Material:
※ ※ ※
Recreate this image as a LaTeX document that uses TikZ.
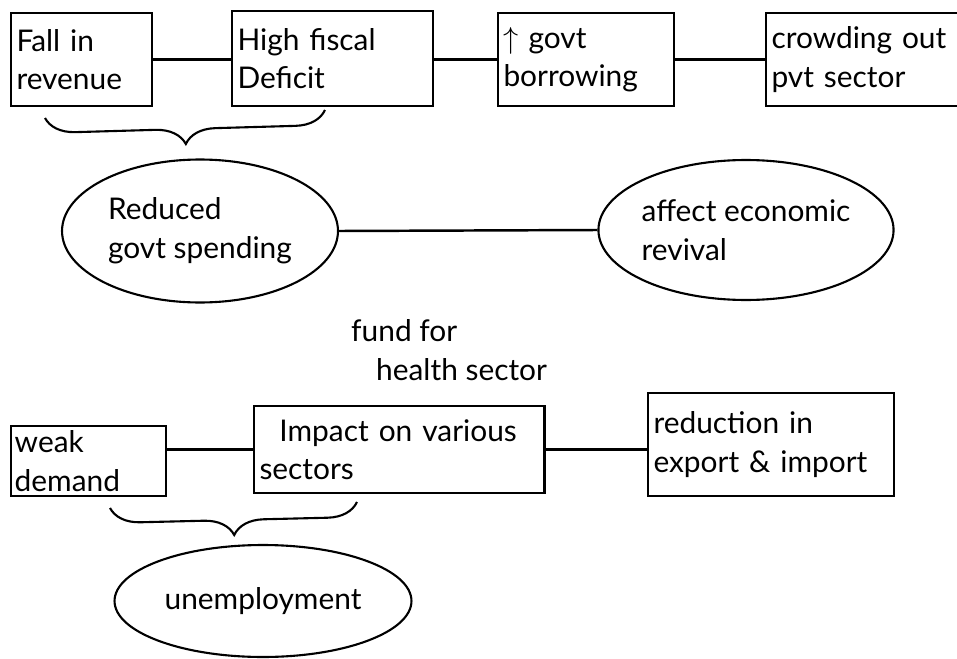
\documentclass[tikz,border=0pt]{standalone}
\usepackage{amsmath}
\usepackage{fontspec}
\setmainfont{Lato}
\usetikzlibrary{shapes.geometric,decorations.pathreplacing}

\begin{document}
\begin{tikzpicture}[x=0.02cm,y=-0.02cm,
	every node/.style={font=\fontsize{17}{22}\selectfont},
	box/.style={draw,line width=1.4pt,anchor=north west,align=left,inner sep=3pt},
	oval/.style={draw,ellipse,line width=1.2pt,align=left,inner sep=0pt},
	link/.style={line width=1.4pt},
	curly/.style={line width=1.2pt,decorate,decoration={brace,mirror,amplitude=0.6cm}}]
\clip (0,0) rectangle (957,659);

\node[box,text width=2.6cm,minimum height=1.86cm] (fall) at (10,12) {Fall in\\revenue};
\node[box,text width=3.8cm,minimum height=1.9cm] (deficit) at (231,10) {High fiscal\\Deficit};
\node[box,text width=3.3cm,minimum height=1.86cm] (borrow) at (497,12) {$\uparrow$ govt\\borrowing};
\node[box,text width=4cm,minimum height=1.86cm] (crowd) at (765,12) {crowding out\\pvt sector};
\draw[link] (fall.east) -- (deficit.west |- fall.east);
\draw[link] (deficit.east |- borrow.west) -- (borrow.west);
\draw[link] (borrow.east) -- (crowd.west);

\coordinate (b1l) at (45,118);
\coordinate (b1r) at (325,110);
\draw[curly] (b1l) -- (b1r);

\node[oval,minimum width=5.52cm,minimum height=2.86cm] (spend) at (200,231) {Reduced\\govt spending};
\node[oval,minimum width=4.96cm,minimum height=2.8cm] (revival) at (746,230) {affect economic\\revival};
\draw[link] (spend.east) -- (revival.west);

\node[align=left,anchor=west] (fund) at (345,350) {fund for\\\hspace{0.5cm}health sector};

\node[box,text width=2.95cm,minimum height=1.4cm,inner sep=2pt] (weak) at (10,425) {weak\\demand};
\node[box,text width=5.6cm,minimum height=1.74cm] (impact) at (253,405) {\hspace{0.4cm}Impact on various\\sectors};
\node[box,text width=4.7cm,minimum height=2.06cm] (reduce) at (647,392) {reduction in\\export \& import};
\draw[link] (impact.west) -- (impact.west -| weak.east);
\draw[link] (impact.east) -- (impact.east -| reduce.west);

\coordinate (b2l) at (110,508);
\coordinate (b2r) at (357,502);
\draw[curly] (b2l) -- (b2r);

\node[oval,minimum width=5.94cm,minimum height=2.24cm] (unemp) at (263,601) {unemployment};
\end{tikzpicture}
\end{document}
※ ※ ※
Goal of the exercise: From start to finish, output the listing exactly, but omit its pictures.

Answer for this exercise:
Recreate this image as a LaTeX document that uses TikZ.
\documentclass[tikz,border=0pt]{standalone}
\usepackage{amsmath}
\usepackage{fontspec}
\setmainfont{Lato}
\usetikzlibrary{shapes.geometric,decorations.pathreplacing}

\begin{document}
\begin{tikzpicture}[x=0.02cm,y=-0.02cm,
	every node/.style={font=\fontsize{17}{22}\selectfont},
	box/.style={draw,line width=1.4pt,anchor=north west,align=left,inner sep=3pt},
	oval/.style={draw,ellipse,line width=1.2pt,align=left,inner sep=0pt},
	link/.style={line width=1.4pt},
	curly/.style={line width=1.2pt,decorate,decoration={brace,mirror,amplitude=0.6cm}}]
\clip (0,0) rectangle (957,659);

\node[box,text width=2.6cm,minimum height=1.86cm] (fall) at (10,12) {Fall in\\revenue};
\node[box,text width=3.8cm,minimum height=1.9cm] (deficit) at (231,10) {High fiscal\\Deficit};
\node[box,text width=3.3cm,minimum height=1.86cm] (borrow) at (497,12) {$\uparrow$ govt\\borrowing};
\node[box,text width=4cm,minimum height=1.86cm] (crowd) at (765,12) {crowding out\\pvt sector};
\draw[link] (fall.east) -- (deficit.west |- fall.east);
\draw[link] (deficit.east |- borrow.west) -- (borrow.west);
\draw[link] (borrow.east) -- (crowd.west);

\coordinate (b1l) at (45,118);
\coordinate (b1r) at (325,110);
\draw[curly] (b1l) -- (b1r);

\node[oval,minimum width=5.52cm,minimum height=2.86cm] (spend) at (200,231) {Reduced\\govt spending};
\node[oval,minimum width=4.96cm,minimum height=2.8cm] (revival) at (746,230) {affect economic\\revival};
\draw[link] (spend.east) -- (revival.west);

\node[align=left,anchor=west] (fund) at (345,350) {fund for\\\hspace{0.5cm}health sector};

\node[box,text width=2.95cm,minimum height=1.4cm,inner sep=2pt] (weak) at (10,425) {weak\\demand};
\node[box,text width=5.6cm,minimum height=1.74cm] (impact) at (253,405) {\hspace{0.4cm}Impact on various\\sectors};
\node[box,text width=4.7cm,minimum height=2.06cm] (reduce) at (647,392) {reduction in\\export \& import};
\draw[link] (impact.west) -- (impact.west -| weak.east);
\draw[link] (impact.east) -- (impact.east -| reduce.west);

\coordinate (b2l) at (110,508);
\coordinate (b2r) at (357,502);
\draw[curly] (b2l) -- (b2r);

\node[oval,minimum width=5.94cm,minimum height=2.24cm] (unemp) at (263,601) {unemployment};
\end{tikzpicture}
\end{document}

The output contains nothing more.